▶ **Exercise aim**: Set down word for word the lines running from the line with "Write the React, TypeScript" to the line with "120, 140, 160];", ends included. Skip every picture.

►

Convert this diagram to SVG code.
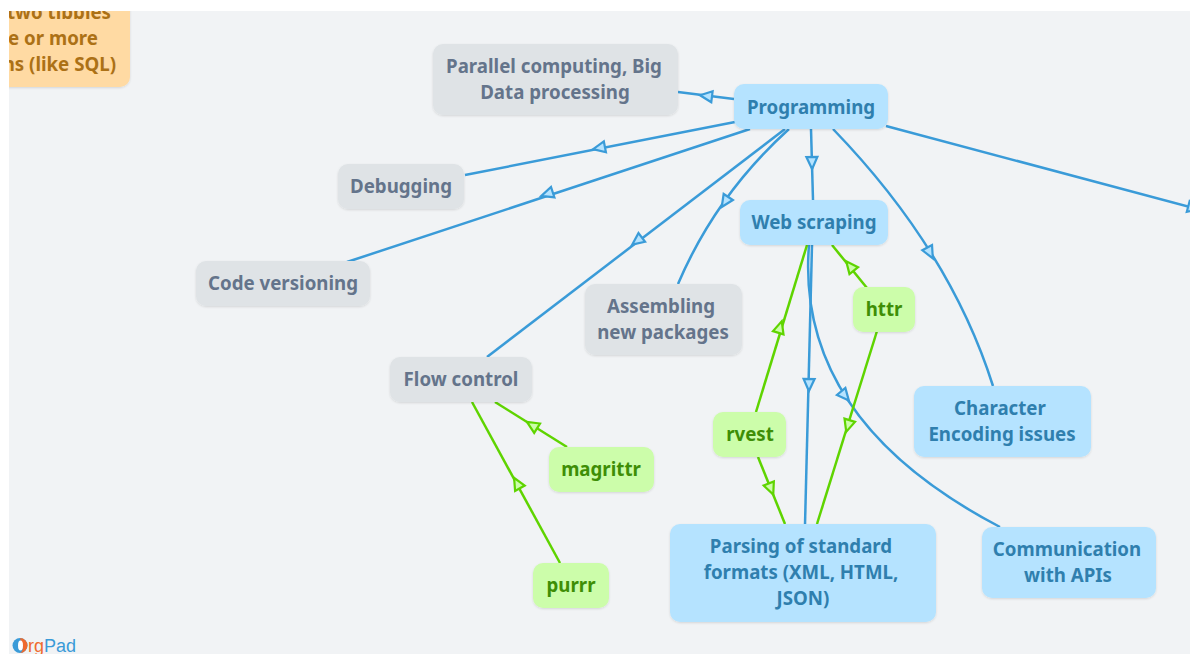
<svg xmlns="http://www.w3.org/2000/svg" width="1190" height="654" viewBox="0 0 1190 654">
<style>
text{font-family:"Noto Sans","Liberation Sans",sans-serif;font-weight:700;font-size:18.7px;text-anchor:middle}
.blue rect{fill:#b5e3ff}.blue text{fill:#2f7fae}
.gray rect{fill:#dfe3e6}.gray text{fill:#64748b}
.green rect{fill:#ccfdaa}.green text{fill:#3e8e06}
.orange rect{fill:#ffdaa3}.orange text{fill:#ac7116;text-anchor:end}
.cb{fill:none;stroke:#3a9bd8;stroke-width:2.5}
.cg{fill:none;stroke:#5fd400;stroke-width:2.5}
.ab{fill:#b5e3ff;stroke:#3a9bd8;stroke-width:2.2}
.ag{fill:#ccfdaa;stroke:#5fd400;stroke-width:2.2}
</style>
<defs>
<polygon id="ah" points="-6,-5.500 6,0 -6,5.500"/>
<clipPath id="page"><rect x="9" y="11" width="1181" height="643"/></clipPath>
<filter id="sh" x="-5%" y="-5%" width="110%" height="115%"><feDropShadow dx="0" dy="1" stdDeviation="1" flood-color="#000" flood-opacity=".12"/></filter>
</defs>
<rect width="1190" height="654" fill="#fff"/>
<rect x="9" y="11" width="1181" height="643" fill="#f1f3f5"/>
<g id="connectors" clip-path="url(#page)">
<path class="cb" d="M734 99L678 92"/>
<path class="cb" d="M735 122L465 175"/>
<path class="cb" d="M750 129L347 262"/>
<path class="cb" d="M785 129L487 357"/>
<path class="cb" d="M789 129Q716 195 678 284"/>
<path class="cb" d="M811 129L813 200"/>
<path class="cb" d="M833 129Q950 250 993 386"/>
<path class="cb" d="M886 126L1190 207"/>
<path class="cb" d="M812 245L805 525"/>
<path class="cb" d="M809 245Q795 420 1000 527"/>
<path class="cg" d="M756 412L807 245"/>
<path class="cg" d="M758 457L785 524"/>
<path class="cg" d="M867 288L832 245"/>
<path class="cg" d="M877 331L817 524"/>
<path class="cg" d="M567 447L495 402"/>
<path class="cg" d="M560 563L472 402"/>
<use href="#ah" class="ab" transform="translate(706,96) rotate(187)"/>
<use href="#ah" class="ab" transform="translate(599,148) rotate(169)"/>
<use href="#ah" class="ab" transform="translate(547,194) rotate(162)"/>
<use href="#ah" class="ab" transform="translate(637,241) rotate(143)"/>
<use href="#ah" class="ab" transform="translate(725,202) rotate(123)"/>
<use href="#ah" class="ab" transform="translate(812,163) rotate(89)"/>
<use href="#ah" class="ab" transform="translate(930,253) rotate(62)"/>
<use href="#ah" class="ab" transform="translate(809,385) rotate(91)"/>
<use href="#ah" class="ab" transform="translate(845,396) rotate(50)"/>
<use href="#ah" class="ab" transform="translate(1194,208) rotate(15)"/>
<use href="#ah" class="ag" transform="translate(780,327) rotate(-73)"/>
<use href="#ah" class="ag" transform="translate(771,489) rotate(68)"/>
<use href="#ah" class="ag" transform="translate(850,266) rotate(231)"/>
<use href="#ah" class="ag" transform="translate(848,426) rotate(107)"/>
<use href="#ah" class="ag" transform="translate(532,425) rotate(212)"/>
<use href="#ah" class="ag" transform="translate(517,483) rotate(241)"/>
</g>
<g id="node-join" class="orange" clip-path="url(#page)"><rect x="-20" y="-20" width="150" height="107" rx="10" filter="url(#sh)"/><text x="111" y="19">two tibbles</text><text x="98" y="45">e or more</text><text x="116" y="71">ns (like SQL)</text></g>
<g id="node-parallel" class="gray"><rect x="433" y="44" width="245" height="71" rx="10" filter="url(#sh)"/><text x="554" y="73">Parallel computing, Big</text><text x="555" y="99">Data processing</text></g>
<g id="node-programming" class="blue"><rect x="734" y="84" width="154" height="45" rx="10" filter="url(#sh)"/><text x="811" y="114">Programming</text></g>
<g id="node-debugging" class="gray"><rect x="338" y="164" width="126" height="45" rx="10" filter="url(#sh)"/><text x="401" y="193">Debugging</text></g>
<g id="node-versioning" class="gray"><rect x="196" y="261" width="174" height="45" rx="10" filter="url(#sh)"/><text x="283" y="290">Code versioning</text></g>
<g id="node-webscraping" class="blue"><rect x="740" y="200" width="148" height="45" rx="10" filter="url(#sh)"/><text x="814" y="229">Web scraping</text></g>
<g id="node-assembling" class="gray"><rect x="585" y="284" width="157" height="71" rx="10" filter="url(#sh)"/><text x="661" y="313">Assembling</text><text x="663" y="339">new packages</text></g>
<g id="node-httr" class="green"><rect x="853" y="287" width="62" height="45" rx="10" filter="url(#sh)"/><text x="884" y="316">httr</text></g>
<g id="node-flow" class="gray"><rect x="390" y="357" width="142" height="45" rx="10" filter="url(#sh)"/><text x="461" y="386">Flow control</text></g>
<g id="node-encoding" class="blue"><rect x="914" y="386" width="177" height="71" rx="10" filter="url(#sh)"/><text x="1000" y="415">Character</text><text x="1002" y="441">Encoding issues</text></g>
<g id="node-rvest" class="green"><rect x="713" y="412" width="73" height="45" rx="10" filter="url(#sh)"/><text x="750" y="441">rvest</text></g>
<g id="node-magrittr" class="green"><rect x="549" y="447" width="105" height="45" rx="10" filter="url(#sh)"/><text x="601" y="476">magrittr</text></g>
<g id="node-parsing" class="blue"><rect x="670" y="524" width="266" height="98" rx="10" filter="url(#sh)"/><text x="801" y="553">Parsing of standard</text><text x="801" y="579">formats (XML, HTML,</text><text x="803" y="605">JSON)</text></g>
<g id="node-apis" class="blue"><rect x="982" y="527" width="174" height="71" rx="10" filter="url(#sh)"/><text x="1067" y="556">Communication</text><text x="1068" y="582">with APIs</text></g>
<g id="node-purrr" class="green"><rect x="533" y="563" width="76" height="45" rx="10" filter="url(#sh)"/><text x="571" y="592">purrr</text></g>
<g id="logo">
<circle cx="20" cy="645.500" r="7.500" fill="#3a9bd8"/><path d="M20 638a7.500 7.500 0 0 1 0 15c3-2 3-4 2-7s-1-5-2-8z" fill="#ef6a2d"/><ellipse cx="20.500" cy="645.500" rx="2.500" ry="5" fill="#fff"/>
<text x="28" y="652" style="font-family:'Liberation Sans',sans-serif;font-size:18px;text-anchor:start;font-weight:400"><tspan fill="#ef6a2d">rg</tspan><tspan fill="#3a9bd8">Pad</tspan></text>
</g>
</svg>
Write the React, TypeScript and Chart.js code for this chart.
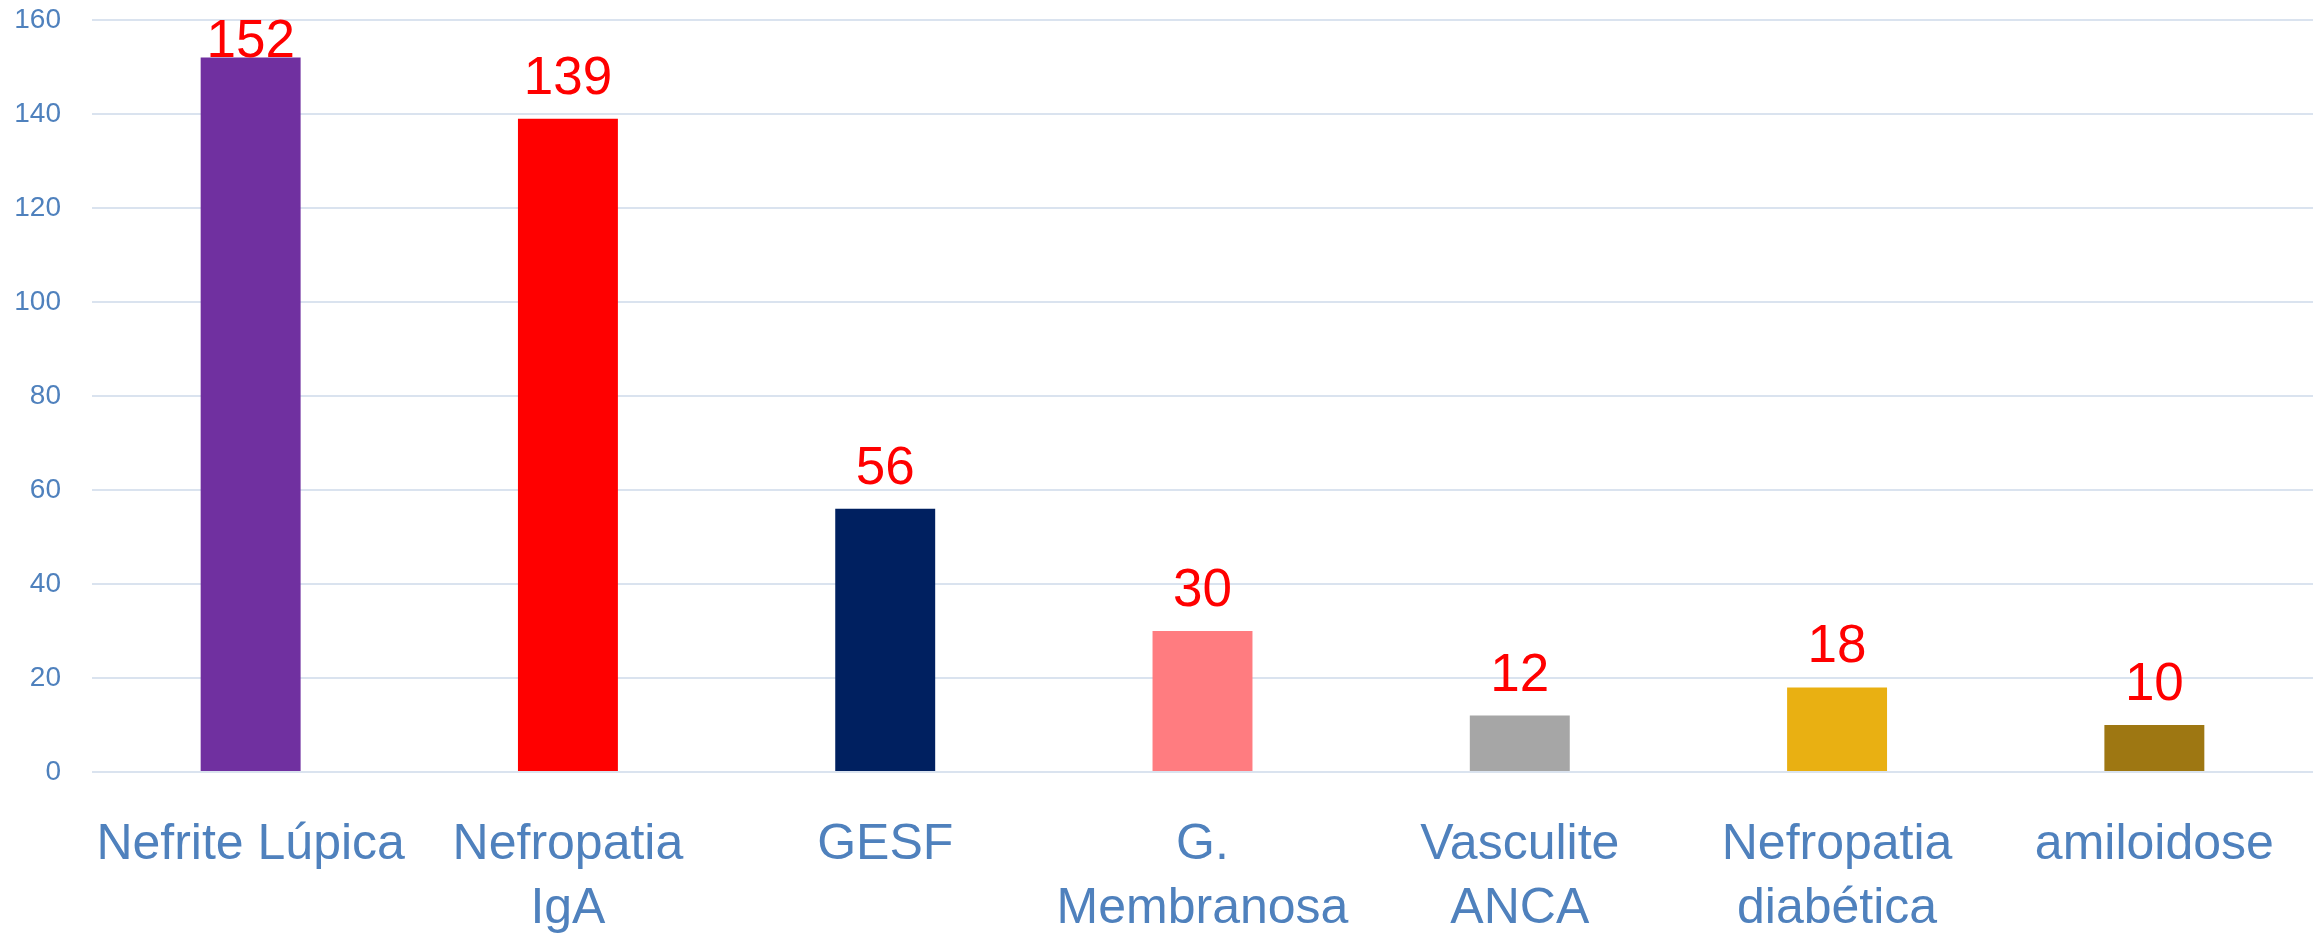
import React, { useEffect, useRef } from "react";
import { Chart, registerables } from "chart.js";

Chart.register(...registerables);

const categories: (string | string[])[] = [
  "Nefrite Lúpica",
  ["Nefropatia", "IgA"],
  "GESF",
  ["G.", "Membranosa"],
  ["Vasculite", "ANCA"],
  ["Nefropatia", "diabética"],
  "amiloidose",
];
const values = [152, 139, 56, 30, 12, 18, 10];
const barColors = ["#7030A0", "#FF0000", "#002060", "#FF7C80", "#A6A6A6", "#E9B012", "#9E7712"];
const yTicks = [0, 20, 40, 60, 80, 100, 120, 140, 160];

const valueLabels = {
  id: "valueLabels",
  afterDatasetsDraw(chart: any) {
    const ctx = chart.ctx;
    const meta = chart.getDatasetMeta(0);
    const area = chart.chartArea;
    ctx.save();
    ctx.font = "53px 'Liberation Sans', Arial, sans-serif";
    ctx.fillStyle = "#FF0000";
    ctx.textAlign = "center";
    ctx.textBaseline = "alphabetic";
    meta.data.forEach((bar: any, i: number) => {
      const y = Math.max(bar.y - 25, area.top + 37);
      ctx.fillText(String(values[i]), bar.x, y);
    });
    ctx.restore();
  },
};

export default function App() {
  const ref = useRef<HTMLCanvasElement | null>(null);
  useEffect(() => {
    if (!ref.current) return;
    const chart = new Chart(ref.current, {
      type: "bar",
      data: {
        labels: categories,
        datasets: [
          {
            data: values,
            backgroundColor: barColors,
            borderWidth: 0,
            categoryPercentage: 1,
            barPercentage: 0.315,
          },
        ],
      },
      options: {
        animation: false,
        responsive: false,
        layout: { padding: { top: 20, right: 7, left: 0, bottom: 0 } },
        plugins: { legend: { display: false }, tooltip: { enabled: false } },
        scales: {
          x: {
            grid: { display: false, drawTicks: false },
            border: { display: false },
            ticks: {
              color: "#4F81BD",
              font: { family: "'Liberation Sans', Arial, sans-serif", size: 50, lineHeight: 1.28 },
              padding: 41,
              maxRotation: 0,
              autoSkip: false,
            },
            afterFit: (scale: any) => {
              scale.height = 164;
              scale.paddingLeft = 0;
              scale.paddingRight = 0;
            },
          },
          y: {
            min: 0,
            max: 160,
            afterBuildTicks: (scale: any) => {
              scale.ticks = yTicks.map((v) => ({ value: v }));
            },
            grid: { color: "#DAE3EF", lineWidth: 2, drawTicks: false },
            border: { display: false },
            ticks: {
              color: "#4F81BD",
              font: { family: "'Liberation Sans', Arial, sans-serif", size: 28 },
              padding: 31,
            },
            afterFit: (scale: any) => {
              scale.width = 92;
              scale.paddingTop = 0;
              scale.paddingBottom = 0;
            },
          },
        },
      },
      plugins: [valueLabels],
    });
    return () => chart.destroy();
  }, []);
  return (
    <div style={{ position: "absolute", left: 0, top: 0, width: 2320, height: 936, background: "#fff" }}>
      <canvas ref={ref} width={2320} height={936} />
    </div>
  );
}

◄

▶ **The result**:
Write the React, TypeScript and Chart.js code for this chart.
import React, { useEffect, useRef } from "react";
import { Chart, registerables } from "chart.js";

Chart.register(...registerables);

const categories: (string | string[])[] = [
  "Nefrite Lúpica",
  ["Nefropatia", "IgA"],
  "GESF",
  ["G.", "Membranosa"],
  ["Vasculite", "ANCA"],
  ["Nefropatia", "diabética"],
  "amiloidose",
];
const values = [152, 139, 56, 30, 12, 18, 10];
const barColors = ["#7030A0", "#FF0000", "#002060", "#FF7C80", "#A6A6A6", "#E9B012", "#9E7712"];
const yTicks = [0, 20, 40, 60, 80, 100, 120, 140, 160];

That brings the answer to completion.